Telemetry & Aggregation

Traces explain a single run; metrics explain the system. Telemetry aggregates signals across all runs — success rates, latencies, tool usage, halt reasons, retry frequency — so you can see trends, catch regressions, and answer "is the agent getting better or worse?" without reading individual transcripts.

Where Metrics That Matter decides which signals are worth collecting, this page is about aggregating them — the pipeline, rollups, alerting, and slicing that turn raw per-run events into a trend you can act on.

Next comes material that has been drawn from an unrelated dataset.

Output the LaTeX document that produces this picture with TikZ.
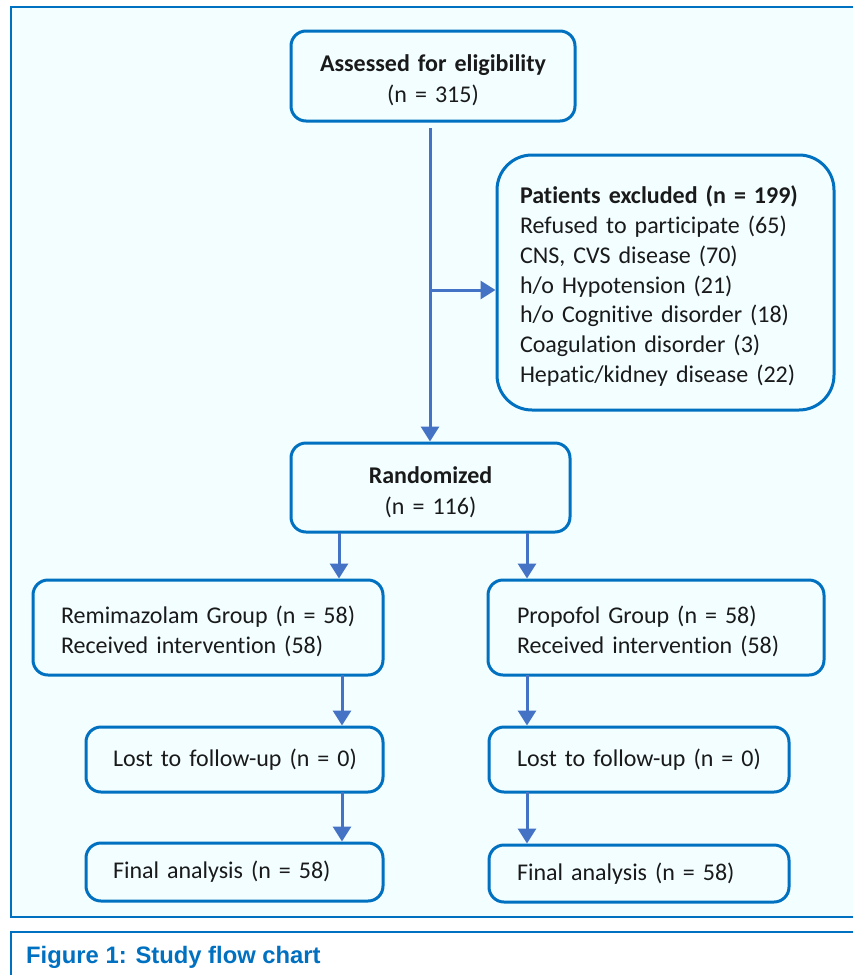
\documentclass[tikz,border=0pt]{standalone}
\usepackage{fontspec}
\setmainfont{Carlito}[Ligatures={NoCommon}]
\newfontfamily\capfont{Liberation Sans}
\usetikzlibrary{arrows.meta}
\definecolor{bgc}{HTML}{F2FEFF}
\definecolor{framec}{HTML}{0070C0}
\definecolor{arrc}{HTML}{4472C4}
\definecolor{txtc}{HTML}{1A1A1A}
\tikzset{
  fbox/.style={draw=framec, line width=3pt, fill=bgc, rounded corners=15pt,
    inner ysep=0pt, text=txtc, font=\fontsize{24}{29.7}\selectfont},
  lbox/.style={fbox, align=left},
  cbox/.style={fbox, align=center, inner xsep=4pt, font=\fontsize{24}{31}\selectfont},
  mline/.style={execute at begin node={\rule{0pt}{25pt}}},
  cline/.style={execute at begin node={\rule{0pt}{26pt}}},
  arr/.style={draw=arrc, line width=3pt, -{Triangle[width=18pt,length=15pt]}},
}
\begin{document}
\begin{tikzpicture}[x=1pt,y=-1pt]
\useasboundingbox (0,0) rectangle (853,975);
\clip (0,0) rectangle (853,975);
\fill[white] (0,0) rectangle (853,975);
% main frame
\draw[draw=framec, line width=2.5pt, fill=bgc] (11,7) rectangle (880,917);
% caption frame
\draw[draw=framec, line width=2pt, fill=white] (11,932) rectangle (880,1000);
\node[anchor=base west, inner sep=0pt, text=framec, font=\capfont\bfseries\fontsize{23.8}{27}\selectfont] (cap) at (26,963) {Figure 1: Study flow chart};

% boxes
\node[cbox, cline, minimum height=90pt, text width=276pt] (assess) at (433,76)
  {\textbf{Assessed for eligibility}\\(n = 315)};
\node[lbox, mline, rounded corners=35pt, minimum height=255pt, inner xsep=23pt, text width=291pt] (excl) at (665.5,282.5)
  {\mbox{\textbf{Patients excluded (n = 199)}}\\\mbox{Refused to participate (65)}\\\mbox{CNS, CVS disease (70)}\\\mbox{h/o Hypotension (21)}\\\mbox{h/o Cognitive disorder (18)}\\\mbox{Coagulation disorder (3)}\\\mbox{Hepatic/kidney disease (22)}};
\node[cbox, cline, minimum height=89pt, text width=271pt] (rand) at (430.5,487.5)
  {\textbf{Randomized}\\(n = 116)};
\node[lbox, mline, minimum height=95pt, inner xsep=28pt, text width=294pt] (remi) at (208,627.5)
  {\mbox{Remimazolam Group (n = 58)}\\\mbox{Received intervention (58)}};
\node[lbox, mline, minimum height=95pt, inner xsep=29pt, text width=278pt] (prop) at (656,627.5)
  {\mbox{Propofol Group (n = 58)}\\\mbox{Received intervention (58)}};
\node[lbox, minimum height=65pt, inner xsep=27pt, text width=243pt] (lostL) at (234.5,759.5)
  {\mbox{Lost to follow-up (n = 0)}};
\node[lbox, minimum height=65pt, inner xsep=28pt, text width=244pt] (lostR) at (639,759.5)
  {\mbox{Lost to follow-up (n = 0)}};
\node[lbox, minimum height=58pt, inner xsep=27pt, text width=243pt] (finL) at (234.5,872)
  {\mbox{Final analysis (n = 58)}};
\node[lbox, minimum height=57pt, inner xsep=28pt, text width=244pt] (finR) at (639,873.5)
  {\mbox{Final analysis (n = 58)}};

% connectors
\coordinate (vtop) at (430,128);
\coordinate (br) at (430,290);
\draw[arr] (vtop) -- (vtop |- rand.north);
\draw[arr] (br) -- (br -| excl.west);
\coordinate (s1) at (339,533);
\coordinate (s2) at (527,533);
\draw[arr] (s1) -- (s1 |- remi.north);
\draw[arr] (s2) -- (s2 |- prop.north);
\coordinate (s3) at (342,675);
\coordinate (s4) at (527,675);
\draw[arr] (s3) -- (s3 |- lostL.north);
\draw[arr] (s4) -- (s4 |- lostR.north);
\coordinate (s5) at (342,792);
\coordinate (s6) at (527,792);
\draw[arr] (s5) -- (s5 |- finL.north);
\draw[arr] (s6) -- (s6 |- finR.north);
\end{tikzpicture}
\end{document}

One trace tells you why a run failed. A thousand traces, aggregated, tell you that tool X started timing out after Tuesday's deploy, or that one team's runs quietly cost twice what they did last month. Aggregation is how you notice problems before users report them.


Structure

Every run emits structured signals; the pipeline aggregates them into outcome, performance, usage, quality, and cost views, with alerts on regressions.


How It Works

  1. Emit per run — every run reports the signals chosen in Metrics That Matter — outcome, latency, tokens, retries, halt reason — as structured events with a consistent schema. The OpenTelemetry GenAI semantic conventions are the emerging standard for that schema — emit in their shape and aggregation rides existing observability pipelines instead of a bespoke one.
  2. Aggregate — roll events into rates and distributions: success rate, p50/p95 latency, turns per run, tool-failure frequency, model mix.
  3. Track quality over time — fold in eval scores and human accept/reject signals so quality is a trend line, not a vibe.
  4. Alert on regressions — set thresholds on the signals that matter (success rate drop, latency spike, cost surge) and page when they break.
  5. Slice for diagnosis — break metrics down by model, tool, task type, or version to localize a regression to its cause.

Key Characteristics

  • System view, not run view — metrics answer questions about behavior in aggregate that no single trace can.
  • Aggregation, not collection — the work here is rolling thousands of per-run events into rates and distributions; which signals to emit is the separate question Metrics That Matter answers.
  • Trends beat snapshots — the value is in the derivative: what changed, when, and after what.
  • Sliceable by dimension — aggregate numbers say something regressed; slicing by model/tool/version says what.
  • Quality must be measured, not assumed — without eval signals in the metrics, "better" is an opinion.

Pitfalls

  • Unstructured events — emitting per-run data in inconsistent shapes makes systematic aggregation impossible. Standardize the event schema before you build the dashboards on top of it.
  • No alerting — metrics nobody watches catch regressions only in the postmortem.
  • Unsliceable aggregates — a single global success-rate number tells you there's a problem but never where it is.